A distinctive pattern of horizontal and vertical lines appears in the background of many of Eadweard Muybridge’s best-known photographs, giving his images of animal and human locomotion a strangely modern appearance, despite their being products of the 1880s. The lines also anticipate those adopted in the 20th century against which US criminals appear in police identification parades — which seems appropriate, given that a decade prior to taking these images, Muybridge himself was convicted of murder. Had the small-town jury not delivered a verdict of justifiable homicide — despite the fact that Muybridge deliberately sought out and gunned down his unarmed victim, and showed no remorse thereafter — then these images would never have existed.
He embarked on his quest to freeze-frame motion after accepting a challenge to prove that horses lifted all four feet off the ground when galloping, but a different sentence at his trial would have left him with both of his own feet in the air, courtesy of the public hangman.
Muybridge’s victim, the glamorous chancer Harry Larkyns, sounds like a character from a cheap bodice-ripper
The story of Eadweard Muybridge — or Edward Muggeridge, as he was originally known before adopting the archaic Old English spelling of his first name — has been explored at length in a fair number of biographies over the past 50 years.
This volume, however, shines the spotlight equally upon the chequered and much-travelled life of the photographer’s hitherto largely unknown victim, Major Harry Larkyns, previously relegated to a shadowy walk-on part in books about the photographer, as if his sole purpose had been to provide a convenient corpse. In fact, as Rebecca Gowers points out in her introduction: ‘Harry lived an extraordinary life, filled with radical changes of circumstance, including three or four stints behind bars, wild romances and knife-edge adventures.’
Historians can be forgiven for having until now concentrated on the world-famous photographic pioneer rather than an itinerant chancer such as Larkyns, teller of tall tales, whose claims to have lived a glamorous, often dangerous, life in Europe and India might simply have been the bar-room inventions of a gifted raconteur. Unlikely boasts, certainly, but in many cases true, as Gowers ably demonstrates. She also had a personal reason for delving into the victim’s story, since she is a descendant of Harry’s sister Alice.
The son of an officer in the British Army in India, Larkyns was born in 1843. Brought to London five months later and left in the care of relatives, he was effectively abandoned by his parents, who returned to India without him and were killed in the Cawnpore massacre of 1857. As Gowers’s research shows, Harry himself later served in India, fought in the Franco-Prussian War, romanced opera singers in Paris, worked for the San Francisco Post and saw the California gold rush of the Comstock Lode at first hand. His life at times reads like fiction, and indeed, one anonymous eyewitness report of him in his latter days was so gushing that he sounds like a character from a cheap bodice-ripper:
Larkyns was over six feet tall, straight as a lance, and had a gift of spreading a ripple of sunshine wherever he went. His wit and clever stories, and general affability won him a legion of friends… He had been everywhere and seen everything… No one can mention anything that he could not do better than anybody else.

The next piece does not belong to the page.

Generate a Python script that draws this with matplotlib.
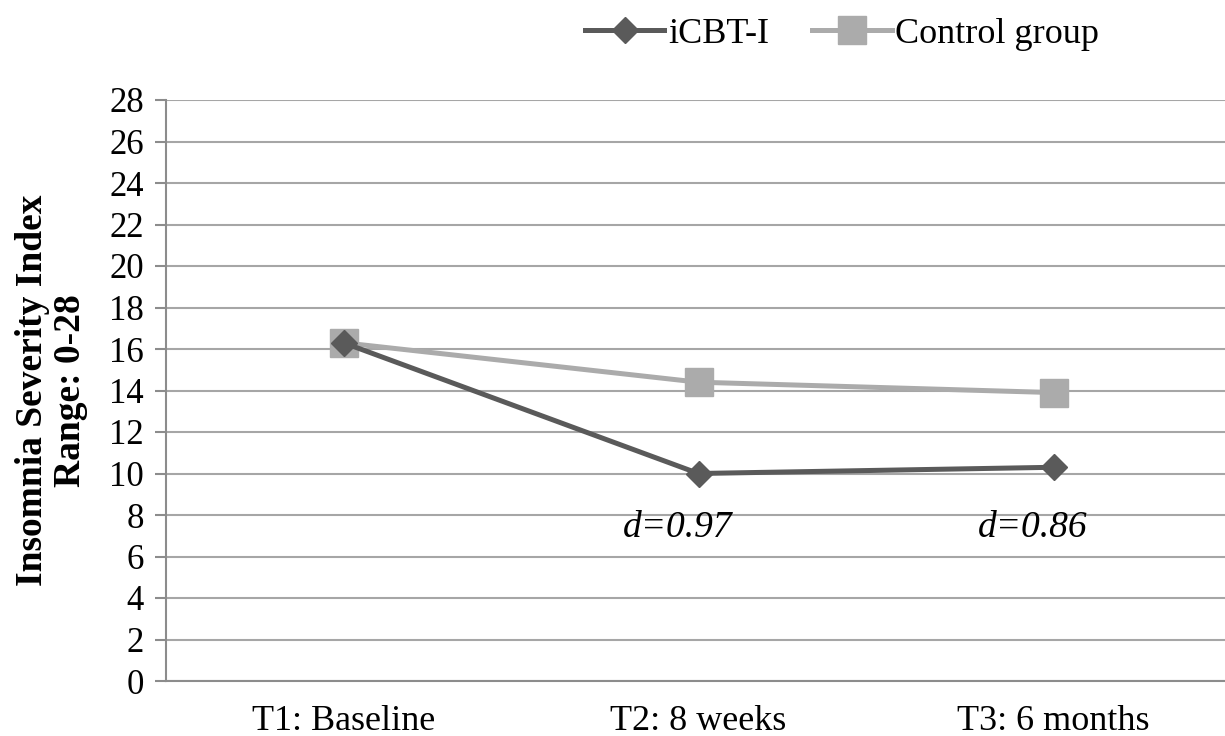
import matplotlib
matplotlib.use("Agg")
import matplotlib.pyplot as plt

timepoints = ["T1: Baseline", "T2: 8 weeks", "T3: 6 months"]
icbt = [16.3, 10.0, 10.3]
control = [16.3, 14.4, 13.9]
effect_sizes = ["d=0.97", "d=0.86"]
effect_y = 7.4
y_ticks = list(range(0, 29, 2))

plt.rcParams["font.family"] = ["Liberation Serif", "DejaVu Serif"]

fig = plt.figure(figsize=(12.25, 7.36), dpi=100)
ax = fig.add_axes([166 / 1225, 55 / 736, 1065 / 1225, 581 / 736])

x = list(range(len(timepoints)))
ax.plot(x, control, color="#ABABAB", lw=3.6, marker="s", ms=20,
        label="Control group", zorder=3)
ax.plot(x, icbt, color="#5A5A5A", lw=3.6, marker="D", ms=13.7,
        label="iCBT-I", zorder=4)

for i, txt in enumerate(effect_sizes):
    ax.text(i + 1 - 0.06, effect_y, txt, style="italic", fontsize=27,
            ha="center", va="center")

ax.set_xlim(-0.5, 2.5)
ax.set_ylim(0, 28)
ax.set_yticks(y_ticks)
ax.set_xticks(x)
ax.set_xticklabels(timepoints)
ax.grid(axis="y", color="#A6A6A6", lw=1.5)
ax.set_axisbelow(True)
for s in ["top", "right"]:
    ax.spines[s].set_visible(False)
for s in ["left", "bottom"]:
    ax.spines[s].set_color("#8C8C8C")
    ax.spines[s].set_linewidth(1.5)
ax.tick_params(axis="y", length=8, width=1.5, color="#8C8C8C",
               labelsize=25, pad=8)
ax.tick_params(axis="x", length=0, labelsize=26, pad=17)

ax.set_ylabel("Insomnia Severity Index\nRange: 0-28", fontsize=27,
              fontweight="bold", linespacing=1.12)
ax.yaxis.set_label_coords(-0.073, 0.5)

handles, labels = ax.get_legend_handles_labels()
fig.legend(handles[::-1], labels[::-1], loc="center", ncol=2,
           bbox_to_anchor=(842 / 1225, 1 - 34 / 736), frameon=False,
           fontsize=26, handlelength=2.2, handletextpad=0.1,
           columnspacing=1.2, borderpad=0)

fig.savefig("out.png", dpi=100)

The heart of this book is a classic love triangle between Harry, Muybridge and Muybridge’s wife Flora. Given that Eadweard spent his life making images, and Flora worked as a picture-retouching artist for him and also for other photographers, it is odd then that despite the many illustrations which are reproduced in this volume and woven into the narrative, there is not a single portrait shown of her or Harry. Perhaps none survive, but it would have been nice if the question had been addressed. Speaking of photographs, the dust jacket features a series of images of a man taken from Muybridge’s 1887 leapfrog sequence with a blood-spattered bullet hole superimposed. An eye-catching design, particularly for anyone owning a copy of Jennifer Warner’s 2015 Muybridge biography, Murder in Motion, whose cover shows a series of images from the photographer’s 1878 galloping horse sequence, with a blood-spattered bullet hole superimposed.

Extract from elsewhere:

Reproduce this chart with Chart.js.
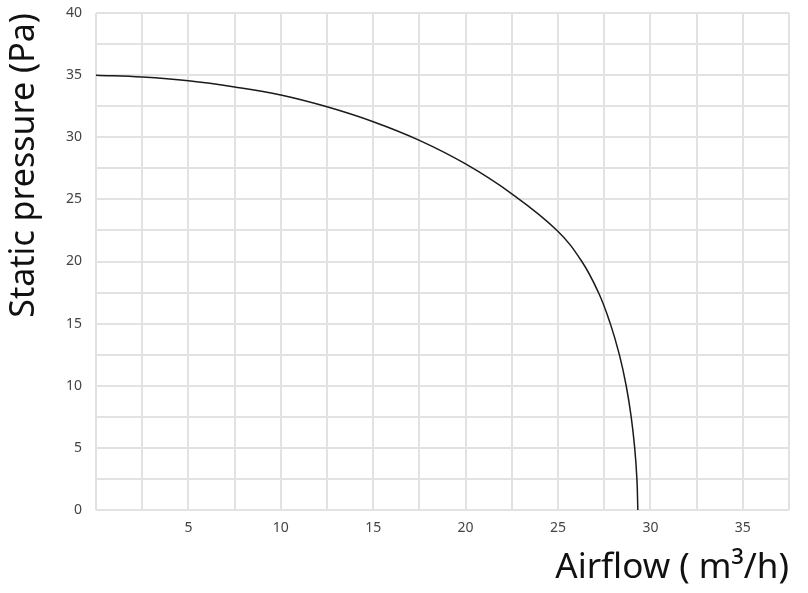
<!DOCTYPE html>
<html><head><meta charset="utf-8">
<script src="https://cdn.jsdelivr.net/npm/chart.js@4/dist/chart.umd.min.js"></script>
<style>html,body{margin:0;padding:0;background:#fff}#wrap{width:808px;height:593px;position:relative}</style>
</head><body><div id="wrap"><canvas id="c" width="808" height="593"></canvas></div>
<script>
// Fan curve data
const airflow  = [0, 2.5, 5, 7.5, 10, 12.5, 15, 17.5, 20, 22.5, 24.95, 26.29, 27.19, 27.83, 28.32, 28.69, 28.96, 29.15, 29.27, 29.32];
const pressure = [35, 34.85, 34.55, 34.05, 33.4, 32.45, 31.25, 29.75, 27.85, 25.45, 22.5, 20, 17.5, 15, 12.5, 10, 7.5, 5, 2.5, 0];
const xTickLabels = [5, 10, 15, 20, 25, 30, 35];
const yTickLabels = [0, 5, 10, 15, 20, 25, 30, 35, 40];
const xTitle = 'Airflow ( m³/h)';
const yTitle = 'Static pressure (Pa)';

const points = airflow.map((x, i) => ({x, y: pressure[i]}));
const gridColor = '#e2e2e2';
const tickFont = {family: "'Noto Sans', 'Open Sans', sans-serif", size: 14};
const xTitleFont = {family: "'Noto Sans', 'Open Sans', sans-serif", size: 35};
const yTitleFont = {family: "'Noto Sans', 'Open Sans', sans-serif", size: 34};

new Chart(document.getElementById('c'), {
  type: 'scatter',
  data: {datasets: [{
    data: points,
    showLine: true,
    borderColor: '#1a1a1a',
    borderWidth: 1.5,
    pointRadius: 0,
    tension: 0.4,
    fill: false
  }]},
  options: {
    responsive: false,
    animation: false,
    layout: {padding: {top: 13, right: 19, left: 0, bottom: 0}},
    plugins: {legend: {display: false}, tooltip: {enabled: false}},
    scales: {
      x: {
        type: 'linear', min: 0, max: 37.5,
        afterFit: s => { s.height = 83; s.paddingLeft = 0; s.paddingRight = 0; },
        grid: {color: gridColor, lineWidth: 2, drawTicks: false},
        border: {display: false},
        ticks: {
          stepSize: 2.5, padding: 10, color: '#444', font: tickFont, maxRotation: 0, autoSkip: false,
          callback: v => xTickLabels.includes(v) ? String(v) : ''
        },
        title: {display: true, text: xTitle, align: 'end', color: '#111', font: xTitleFont, padding: {top: 0, bottom: 4}}
      },
      y: {
        type: 'linear', min: 0, max: 40,
        afterFit: s => { s.width = 96; s.paddingTop = 0; s.paddingBottom = 0; },
        grid: {color: gridColor, lineWidth: 2, drawTicks: false},
        border: {display: false},
        ticks: {
          stepSize: 2.5, padding: 14, color: '#444', font: tickFont, autoSkip: false,
          callback: v => yTickLabels.includes(v) ? String(v) : ''
        },
        title: {display: true, text: yTitle, align: 'end', color: '#111', font: yTitleFont, padding: {top: 4, bottom: 0}}
      }
    }
  }
});
</script></body></html>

Quite how Larkyns (who grew up variously in London and the west country) and Muybridge (from Kingston upon Thames)found themselves in a California mining town looking down either end of a pistol is a convoluted tale, and the author tells it well. Yet despite all the references to his supposedly irresistible charm and wit, Larkyns remains an elusive and often annoying figure, seemingly unable to stop himself from snatching defeat from the jaws of victory at every turn. It is hard not to lose patience when reading about him being bailed out from yet another unnecessary financial debacle, only to reappear in a new location to start the process over again. Full marks, though, to Rebecca Gowers for bringing this contradictory and little-known figure properly under the lens.